◆ **PROBLEM TO WORK ON**
Output every line exactly as written. Leave out pictures.

◆ **INFORMATION SHOWN**
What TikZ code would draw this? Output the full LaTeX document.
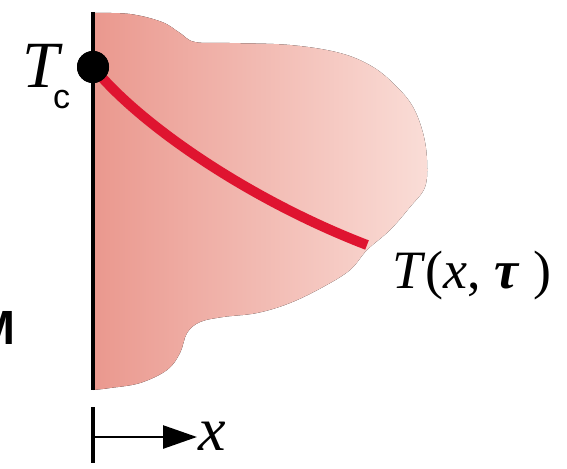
\documentclass[tikz,border=0pt]{standalone}
\usepackage{fontspec}
\setmainfont{Liberation Serif}
\setsansfont{Liberation Sans}
\usepackage{tikz}
\usetikzlibrary{arrows.meta,positioning}
\definecolor{warm}{HTML}{EA988E}
\definecolor{cool}{HTML}{FADDD7}
\definecolor{front}{HTML}{DF1430}

\begin{document}
\begin{tikzpicture}[
  x=0.5pt, y=-0.5pt,
  every node/.style={inner sep=0pt},
  region/.style={left color=warm, right color=cool},
  wall/.style={draw=black, line width=2pt},
  front/.style={draw=front, line width=5pt},
  pin/.style={circle, fill=black, minimum size=16pt},
  axis/.style={-{Triangle[length=17pt, width=11.5pt]}, line width=1.3pt}
]
  \useasboundingbox (0,0) rectangle (567,468);

  % Heated region
  \fill[region] (93,390) -- plot[smooth, tension=0.6] coordinates {
    (93,13) (130,14) (162,22) (180,33) (195,42) (230,43) (290,45)
    (340,53) (373,67) (397,87) (413,107) (423,133) (427,160) (425,187)
    (410,207) (390,230) (367,250) (350,270) (323,287) (290,303)
    (257,313) (223,317) (200,322) (187,333) (180,353) (167,370)
    (140,383) (110,388) (93,390)} -- cycle;

  % Wall and front
  \coordinate (walltop) at (93,12);
  \coordinate (wallbot) at (93,390);
  \draw[wall] (walltop) -- (wallbot);

  \node[pin] (tc) at (93,67) {};
  \coordinate (tend) at (367,245);
  \draw[front] (tc.center) .. controls (140,125) and (250,200) .. (tend);
  \node[pin] at (tc) {};

  \node[anchor=base west] (tclab) at (22,87)
    {\fontsize{33}{33}\selectfont\itshape T\kern-3pt%
     \raisebox{-10.5pt}{\fontsize{17}{17}\selectfont\upshape\sffamily c}};
  \node[anchor=base west] (tlab) at (392,288)
    {\fontsize{27}{30}\selectfont\textit{T}(\textit{x}, {\bfseries\itshape τ}\;)};

  % Axis
  \coordinate (ticktop) at (93,407);
  \coordinate (tickbot) at (93,463);
  \draw[line width=1.6pt] (ticktop) -- (tickbot);
  \coordinate (ax0) at (93,437);
  \coordinate (ax1) at (197,437);
  \draw[axis] (ax0) -- (ax1);
  \node[anchor=base west] (xlab) at (198,450)
    {\fontsize{31}{31}\selectfont\itshape x};

  \node (mlab) at (-5,328) {\fontsize{24}{24}\selectfont\sffamily\bfseries M};
\end{tikzpicture}
\end{document}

◆ **TASK SOLUTION**
What TikZ code would draw this? Output the full LaTeX document.
\documentclass[tikz,border=0pt]{standalone}
\usepackage{fontspec}
\setmainfont{Liberation Serif}
\setsansfont{Liberation Sans}
\usepackage{tikz}
\usetikzlibrary{arrows.meta,positioning}
\definecolor{warm}{HTML}{EA988E}
\definecolor{cool}{HTML}{FADDD7}
\definecolor{front}{HTML}{DF1430}

\begin{document}
\begin{tikzpicture}[
  x=0.5pt, y=-0.5pt,
  every node/.style={inner sep=0pt},
  region/.style={left color=warm, right color=cool},
  wall/.style={draw=black, line width=2pt},
  front/.style={draw=front, line width=5pt},
  pin/.style={circle, fill=black, minimum size=16pt},
  axis/.style={-{Triangle[length=17pt, width=11.5pt]}, line width=1.3pt}
]
  \useasboundingbox (0,0) rectangle (567,468);

  % Heated region
  \fill[region] (93,390) -- plot[smooth, tension=0.6] coordinates {
    (93,13) (130,14) (162,22) (180,33) (195,42) (230,43) (290,45)
    (340,53) (373,67) (397,87) (413,107) (423,133) (427,160) (425,187)
    (410,207) (390,230) (367,250) (350,270) (323,287) (290,303)
    (257,313) (223,317) (200,322) (187,333) (180,353) (167,370)
    (140,383) (110,388) (93,390)} -- cycle;

  % Wall and front
  \coordinate (walltop) at (93,12);
  \coordinate (wallbot) at (93,390);
  \draw[wall] (walltop) -- (wallbot);

  \node[pin] (tc) at (93,67) {};
  \coordinate (tend) at (367,245);
  \draw[front] (tc.center) .. controls (140,125) and (250,200) .. (tend);
  \node[pin] at (tc) {};

  \node[anchor=base west] (tclab) at (22,87)
    {\fontsize{33}{33}\selectfont\itshape T\kern-3pt%
     \raisebox{-10.5pt}{\fontsize{17}{17}\selectfont\upshape\sffamily c}};
  \node[anchor=base west] (tlab) at (392,288)
    {\fontsize{27}{30}\selectfont\textit{T}(\textit{x}, {\bfseries\itshape τ}\;)};

  % Axis
  \coordinate (ticktop) at (93,407);
  \coordinate (tickbot) at (93,463);
  \draw[line width=1.6pt] (ticktop) -- (tickbot);
  \coordinate (ax0) at (93,437);
  \coordinate (ax1) at (197,437);
  \draw[axis] (ax0) -- (ax1);
  \node[anchor=base west] (xlab) at (198,450)
    {\fontsize{31}{31}\selectfont\itshape x};

  \node (mlab) at (-5,328) {\fontsize{24}{24}\selectfont\sffamily\bfseries M};
\end{tikzpicture}
\end{document}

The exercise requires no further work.